> _Aim_
Of all the lines in the records, how many hold the word "that"? Answer with the number only.
________________________________________
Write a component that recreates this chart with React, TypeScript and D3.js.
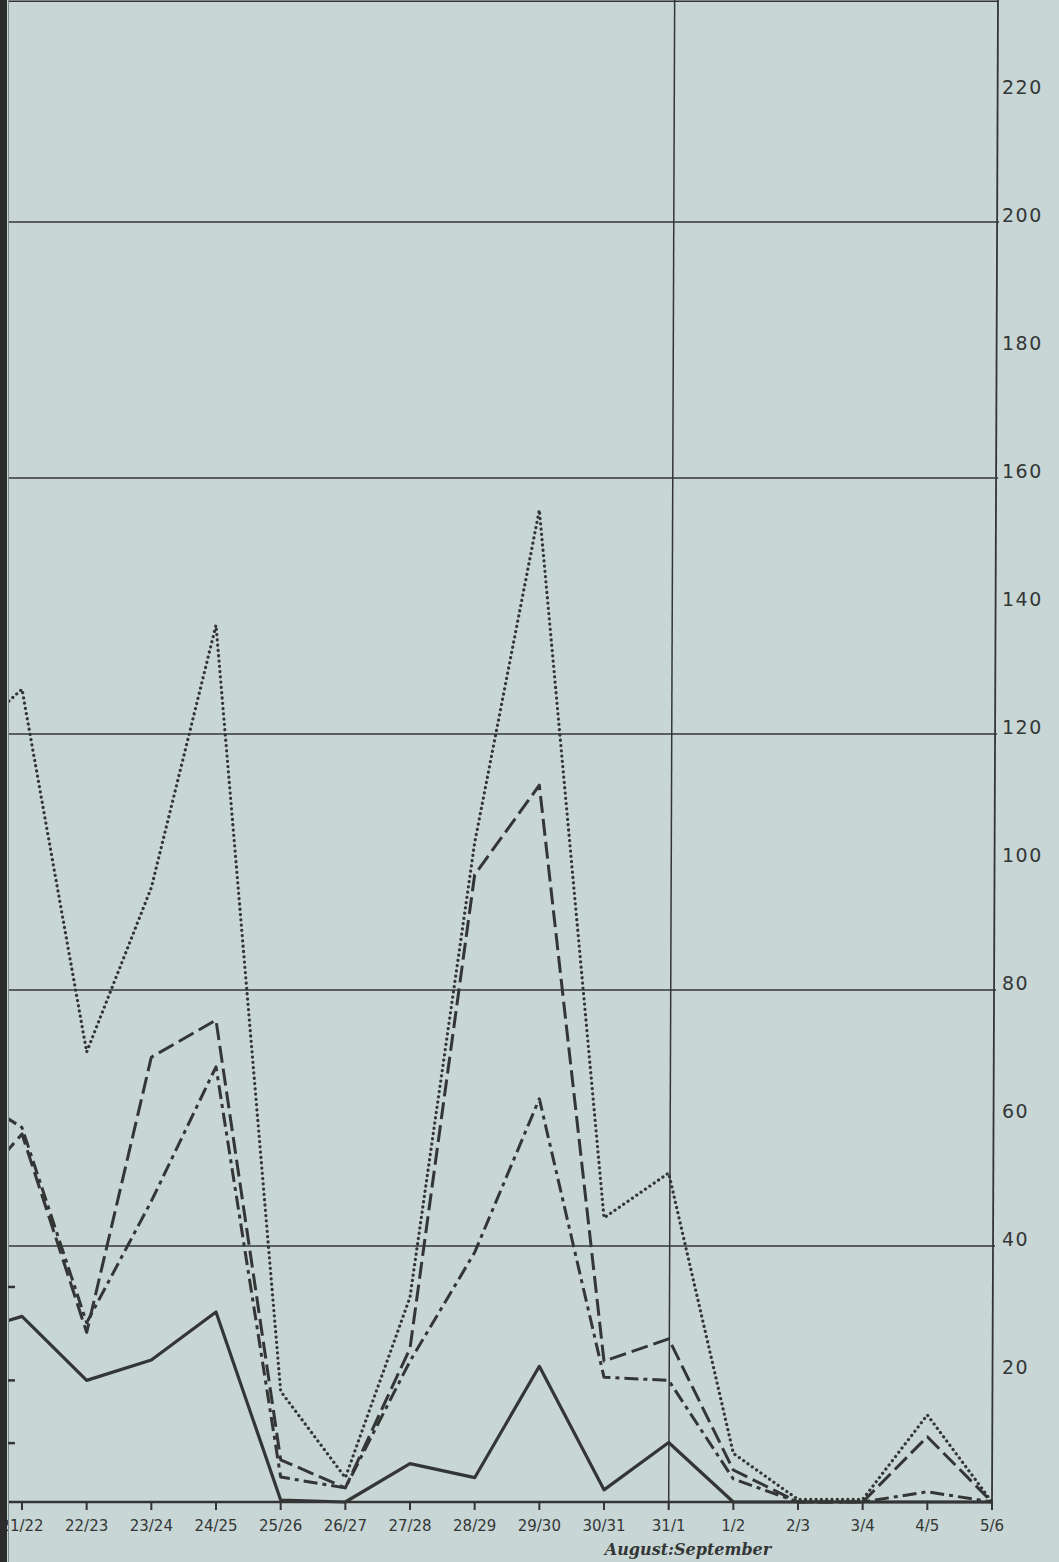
import React from "react";
import * as d3 from "d3";

const categories = ["20/21", "21/22", "22/23", "23/24", "24/25", "25/26", "26/27", "27/28", "28/29", "29/30", "30/31", "31/1", "1/2", "2/3", "3/4", "4/5", "5/6"];
const dottedSeries = [118, 127, 70.3, 96, 137, 17.3, 3.8, 32, 103, 155, 44.4, 51.4, 7.6, 0.4, 0.4, 13.6, 0];
const longDashSeries = [46, 57.5, 26.5, 69.5, 75.3, 6.6, 2.2, 24, 98, 112, 22, 25.5, 5, 0, 0, 10.2, 0];
const dashDotSeries = [65, 58.5, 28, 47, 68, 3.9, 2.2, 22, 39, 63, 19.5, 19, 3.6, 0, 0, 1.6, 0];
const solidSeries = [26, 29, 19, 22.2, 29.7, 0.3, 0, 6, 3.8, 21.2, 1.9, 9.3, 0, 0, 0, 0, 0];

const rightTickValues = [220, 200, 180, 160, 140, 120, 100, 80, 60, 40, 20];
const gridValues = [40, 80, 120, 160, 200];
const leftStubValues = [33.6, 19, 9.2];
const monthDivider = "31/1";
const monthLabel = "August:September";

const W = 1059;
const H = 1562;
const BG = "#c8d6d5";
const INK = "#343636";

export default function App() {
  const x = d3.scalePoint<string>().domain(categories).range([22 - 64.67, 992]);
  const y = d3.scaleLinear().domain([0, 220]).range([1502, 94]);
  const topVal = 234.5;
  const leftX = 8;
  const tilt = 6;
  const rightX = x(categories[categories.length - 1])!;
  const divX = x(monthDivider)!;

  const line = (vals: number[]) =>
    d3.line<number>()
      .x((_, i) => x(categories[i])!)
      .y((v) => y(v))(vals) || "";

  return (
    <svg width={W} height={H} style={{ position: "absolute", left: 0, top: 0, display: "block" }}>
      <rect x={0} y={0} width={W} height={H} fill={BG} />
      <defs>
        <clipPath id="plotclip">
          <rect x={leftX} y={0} width={W} height={H} />
        </clipPath>
      </defs>

      {/* top frame line */}
      <line x1={leftX} x2={rightX + tilt} y1={y(topVal)} y2={y(topVal)} stroke={INK} strokeWidth={1.5} />

      {/* gridlines */}
      {gridValues.map((v) => (
        <line key={v} x1={leftX} x2={rightX + tilt * (1502 - y(v)) / 1502 + 2}
          y1={y(v)} y2={y(v)} stroke={INK} strokeWidth={1.5} />
      ))}

      {/* month divider */}
      <line x1={divX} y1={y(0) + 7} x2={divX + tilt} y2={0} stroke={INK} strokeWidth={1.5} />
      {/* right axis */}
      <line x1={rightX} y1={y(0)} x2={rightX + tilt} y2={0} stroke={INK} strokeWidth={1.8} />

      {/* right labels */}
      {rightTickValues.map((v) => (
        <text key={v} x={1002} y={y(v) - 6} dominantBaseline="middle" fontFamily="DejaVu Sans"
          fontSize={19} letterSpacing={1.5} fill={INK}>{v}</text>
      ))}

      {/* series */}
      <g clipPath="url(#plotclip)" fill="none" stroke={INK} strokeLinejoin="round">
        <path d={line(solidSeries)} strokeWidth={3.2} />
        <path d={line(dashDotSeries)} strokeWidth={3} strokeDasharray="14,5,4,5" />
        <path d={line(longDashSeries)} strokeWidth={3} strokeDasharray="17,6" />
        <path d={line(dottedSeries)} strokeWidth={3.2} strokeDasharray="0.1,5.2" strokeLinecap="round" />
      </g>

      {/* baseline */}
      <line x1={leftX} x2={rightX} y1={y(0)} y2={y(0)} stroke={INK} strokeWidth={2.6} />

      {/* x ticks and labels */}
      {categories.map((c) => (
        <g key={c}>
          <line x1={x(c)!} x2={x(c)!} y1={y(0)} y2={y(0) + 8} stroke={INK} strokeWidth={2} />
          <text x={x(c)!} y={y(0) + 24} textAnchor="middle" dominantBaseline="middle"
            fontFamily="DejaVu Sans" fontSize={15} fill={INK}>{c}</text>
        </g>
      ))}

      <text x={688} y={1555} textAnchor="middle" fontFamily="DejaVu Serif" fontStyle="italic" fontWeight="bold"
        fontSize={16} fill={INK}>{monthLabel}</text>

      {/* left edge */}
      <rect x={0} y={0} width={7} height={H} fill="#2c2c2c" />
      <line x1={leftX + 0.5} x2={leftX + 0.5} y1={0} y2={H} stroke="#7f8a8a" strokeWidth={1} />
      {leftStubValues.map((v) => (
        <line key={v} x1={leftX} x2={leftX + 7} y1={y(v)} y2={y(v)} stroke={INK} strokeWidth={2.5} />
      ))}
    </svg>
  );
}
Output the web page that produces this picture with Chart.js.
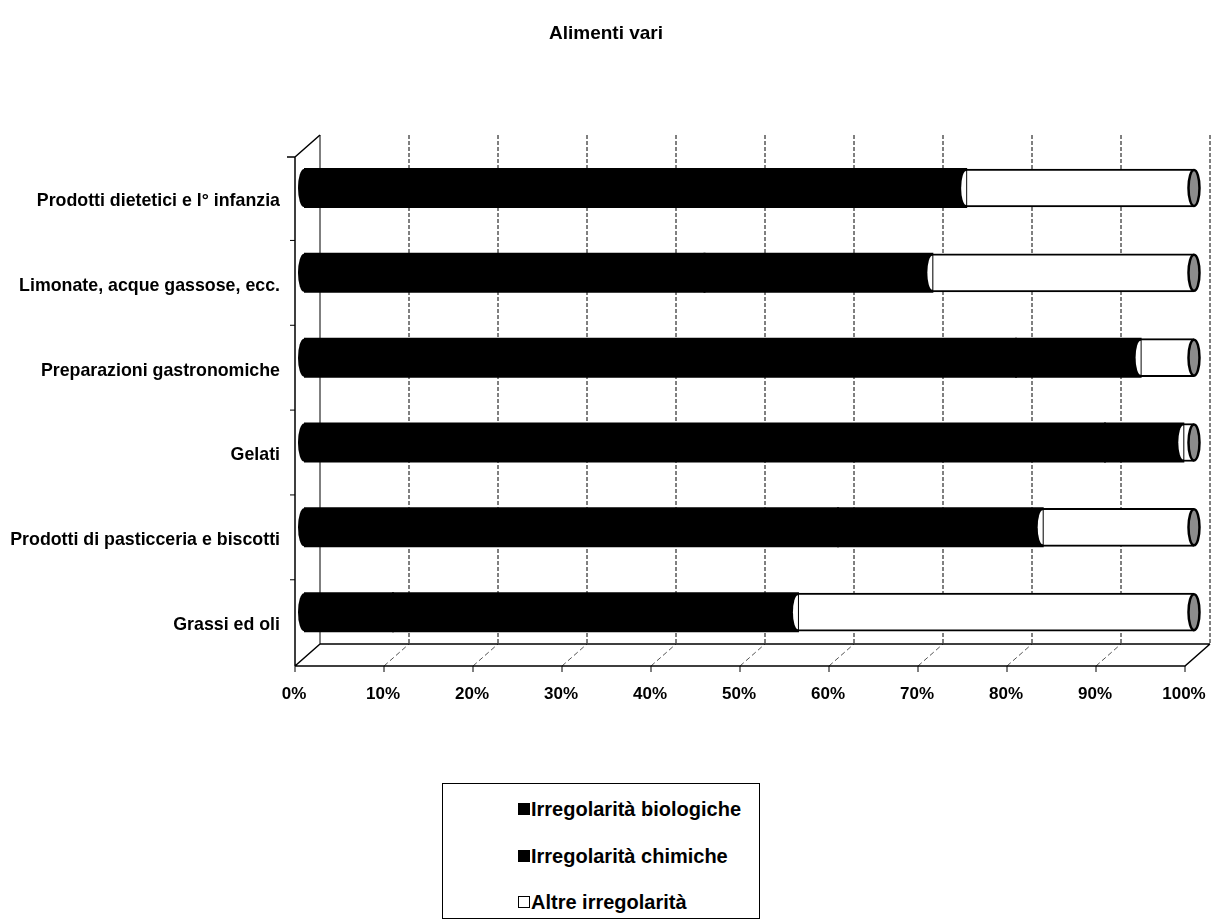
________________________________________
> _Solution to the exercise_
2